Ambition is Scary, But Apathy is Dangerous

Self-improvement doesn’t make people happier.

The entire point of self-improvement is to evolve to that place where you’re no longer preoccupied with becoming better. Yet, as the avid self-help-fan will have experienced, trying to self-optimize only seems to drive one away from asatisfied, ‘I’m enough,’ state of mind.

Even worse: if you need such goals to feel like your existence has a purpose,you’ll become addicted to them. Without a goal, you can’t fall short. Without a metric, you can’t be inadequate. Failure is only possible after we’ve created the possibility to fail.

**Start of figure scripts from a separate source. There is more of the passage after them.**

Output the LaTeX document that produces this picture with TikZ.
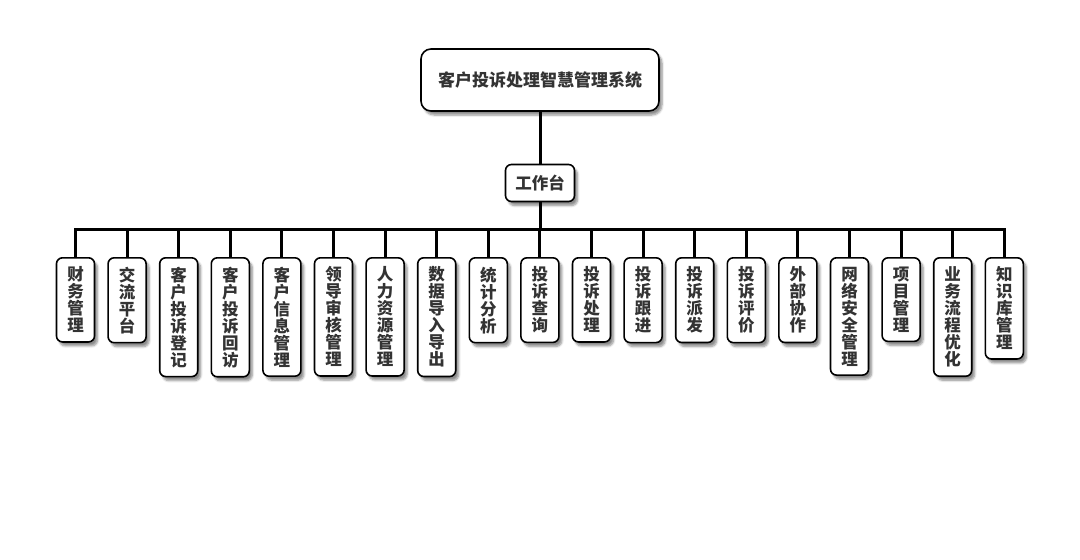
\documentclass[tikz,border=0pt]{standalone}
\usepackage{fontspec}
\setmainfont{Noto Sans CJK SC}
\usepackage{xcolor}
\usepackage{tikz}
\usetikzlibrary{positioning, shadows.blur}
\definecolor{txtgray}{HTML}{333333}

\tikzset{
  box/.style={draw, line width=1.6pt, rounded corners=6pt, fill=white, text=txtgray,
    blur shadow={shadow xshift=3pt, shadow yshift=-4pt, shadow blur steps=6, shadow opacity=45}},
  leaf/.style={box, anchor=north, minimum width=38, inner xsep=2pt, inner ysep=9pt, align=center,
    font=\bfseries\fontsize{16.5}{17}\selectfont},
  wire/.style={line width=3pt}
}

\begin{document}
\begin{tikzpicture}[x=1pt,y=-1pt]
    \useasboundingbox (0,0) rectangle (1080,560);

    % Systemtitel
    \node[box, rounded corners=10pt, minimum width=238, minimum height=62,
      font=\bfseries\fontsize{17}{20}\selectfont] (system) at (540,80) {客户投诉处理智慧管理系统};

    % Arbeitsplatz
    \node[box, minimum width=69, minimum height=37,
      font=\bfseries\fontsize{16.5}{20}\selectfont] (workbench) at (540,183) {工作台};

    % Sammelschiene
    \coordinate (bus) at (540,229);

    % Module
    \foreach \txt [count=\i] in {
      {财\\务\\管\\理}, {交\\流\\平\\台}, {客\\户\\投\\诉\\登\\记}, {客\\户\\投\\诉\\回\\访},
      {客\\户\\信\\息\\管\\理}, {领\\导\\审\\核\\管\\理}, {人\\力\\资\\源\\管\\理},
      {数\\据\\导\\入\\导\\出}, {统\\计\\分\\析}, {投\\诉\\查\\询}, {投\\诉\\处\\理},
      {投\\诉\\跟\\进}, {投\\诉\\派\\发}, {投\\诉\\评\\价}, {外\\部\\协\\作},
      {网\\络\\安\\全\\管\\理}, {项\\目\\管\\理}, {业\\务\\流\\程\\优\\化}, {知\\识\\库\\管\\理}}
    {
      \node[leaf] (leaf\i) at ({75.5+(\i-1)*51.6},257) {\txt};
      \draw[wire] (leaf\i.north) -- (leaf\i.north |- bus);
    }

    \draw[wire] (system.south) -- (workbench.north);
    \draw[wire] (workbench.south) -- (bus);
    \draw[wire, line cap=rect] (leaf1.north |- bus) -- (leaf19.north |- bus);
  \end{tikzpicture}
\end{document}
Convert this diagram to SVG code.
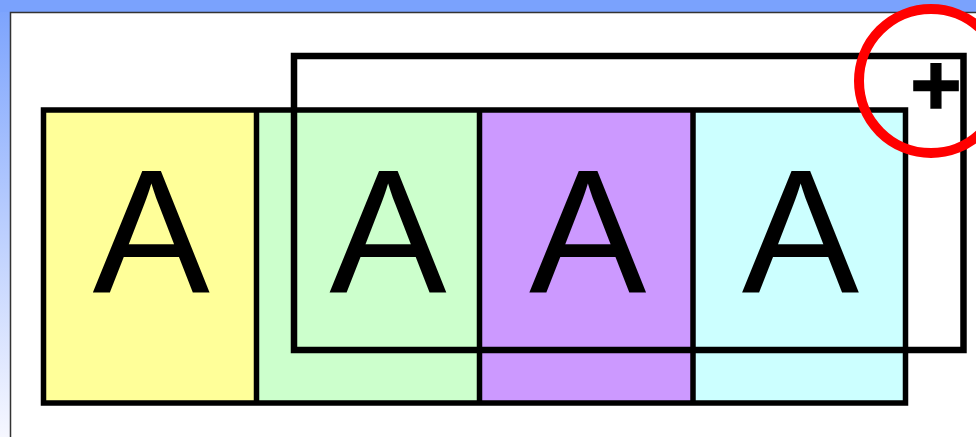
<svg xmlns="http://www.w3.org/2000/svg" width="976" height="437" viewBox="0 0 976 437">
<defs>
<linearGradient id="bg" x1="0" y1="0" x2="0" y2="1">
<stop offset="0" stop-color="#7aa2fd"/>
<stop offset="1" stop-color="#f6f7ff"/>
</linearGradient>
<style>
.cell{stroke:none}
.line{fill:none;stroke:#000;stroke-width:5.5}
.big{font-family:"Liberation Sans",Arial,sans-serif;font-size:176px;fill:#000;text-anchor:middle}
.plus{font-family:"Liberation Sans",Arial,sans-serif;font-size:88px;font-weight:bold;fill:#000;stroke:#000;stroke-width:1.5;text-anchor:middle}
</style>
</defs>
<rect x="0" y="0" width="976" height="437" fill="url(#bg)"/>
<rect x="0" y="0" width="976" height="12" fill="#7aa2fd"/>
<rect id="panel" x="10.5" y="12.5" width="980" height="440" fill="#fff" stroke="#333" stroke-width="1.5"/>
<g id="cell1"><rect class="cell" x="43.5" y="110" width="213" height="293" fill="#ffff99"/><text class="big" x="151.3" y="293.3">A</text></g>
<g id="cell2"><rect class="cell" x="256.5" y="110" width="223" height="293" fill="#ccffcc"/><text class="big" x="388" y="293.3">A</text></g>
<g id="cell3"><rect class="cell" x="479.5" y="110" width="213.5" height="293" fill="#cc99ff"/><text class="big" x="587.7" y="293.3">A</text></g>
<g id="cell4"><rect class="cell" x="693" y="110" width="212.5" height="293" fill="#ccffff"/><text class="big" x="800.5" y="293.3">A</text></g>
<g id="connectors">
<rect class="line" x="43.5" y="110" width="862" height="293"/>
<line class="line" x1="256.5" y1="110" x2="256.5" y2="403"/>
<line class="line" x1="479.5" y1="110" x2="479.5" y2="403"/>
<line class="line" x1="693" y1="110" x2="693" y2="403"/>
</g>
<g id="overlay"><rect x="294" y="56" width="669.5" height="294" fill="none" stroke="#000" stroke-width="6.5"/></g>
<g id="plus"><text class="plus" x="936" y="115">+</text></g>
<g id="highlight"><circle cx="931" cy="81" r="72" fill="none" stroke="#ff0000" stroke-width="10"/></g>
</svg>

Cruelly, feeding this voice can feel perversely good. Sometimes negative states give us a strange sort of addictive pleasure.

So, should we just stop playing this game, surrendering to the accidental shape our personalities and our lives have solidified into?

🎵“All this aggravation ain’t satisfactioning me”🎵

Quitting means being OK with whatever. That’s where the appeal of stopping comes from.

Contrast that with what, for example, Benjamin Hardy writes:

“In The Triple Package: How Three Unlikely Traits Explain the Rise and Fall of Cultural Groups in America, Amy Chua and Jed Rubenfeld explain that most successful people … have an implicit sense of inferiority.”

Doesn’t that sound like a rather dark side of ambition?

“[Most successful people] … remain unsure of themselves. They have a chip on their shoulder due to being oppressed in some way. So they continuously push themselves, regardless of how successful they become, to prove themselves.”

Indeed, to most, “success” is simply whatever The Other sees as high status. So self-improvement comes with a prescription: enjoy in moderation.

The only way to truly benefit from self-improvement is to one day arrive at a place where you no longer need it. Like a cast for a broken arm. Or a bandage for a deep cut. You put it on, let it heal you. And then you take it off and move on with your life. — Mark Manson, What’s the Point of Self-Improvement Anyway?

Lesson: the danger of ambition is that you link your accomplishments to your worthiness.

Where’s the danger, really?

Nonetheless, ambition has a role to play in winning the game of life. In terms of long-term happiness, playing it ‘safe’ is not safe. It’s actually the riskiest option.

As the metaphor has it,

“Shoot for the moon. Even if you miss, you’ll land among stars.”

Something to keep in mind when pondering your New Year’s Resolutions is that if you choose to shoot for the treetops and miss, you’ll land among the bushes instead. It’s not very comfortable there.

Why not? Because your enemy isn’t failure, but boredom:

“The worst that [can] happen [isn’t] crashing and burning, it [is] accepting terminal boredom as a tolerable status quo.” — Tim FerrissThe 4-Hour Workweek

Not all boredom is your foe. There is nothing wrong with momentary boredom. That’s just a temporary lack of stimulation. Nothing to worry about.

However, when you don’t listen to these signals, this transient state will mutate into the chronic condition of existential boredom.

Ignore your dreams often enough, and your heart stops caring. Your goals shouldn’t be all that matter to you, but out of self-respect, you should try your hardest to achieve them anyway.

The feelings of emptiness that are so typical of depressions, burn-outs, and other crises, don’t arise because there is nothing to do, but because there is nothing you want to do. Nothing seems meaningful to you.

Being ambitious is scary — not being ambitious is dangerous.

As psychoanalyst Adam Philips writes, this kind of boredom is

“The mood that contains that most absurd and paradoxical wish, the wish for a desire. In boredom there is the lure of a possible object of desire, and the lure of the escape from desire, of its meaninglessness.”

Not acting on your wishes is a cruel version of ‘use it or lose it.’

In life, ‘losing’ doesn’t mean ‘being defeated’. The surest way to lose is to refuse to play.

While playing this game, we need to strike a delicate balance. Self-respect demands that we make a dedicated effort. Self-worth demands that we feel we are enough regardless of its outcome.

Being ambitious and content at the same time is the great challenge of life.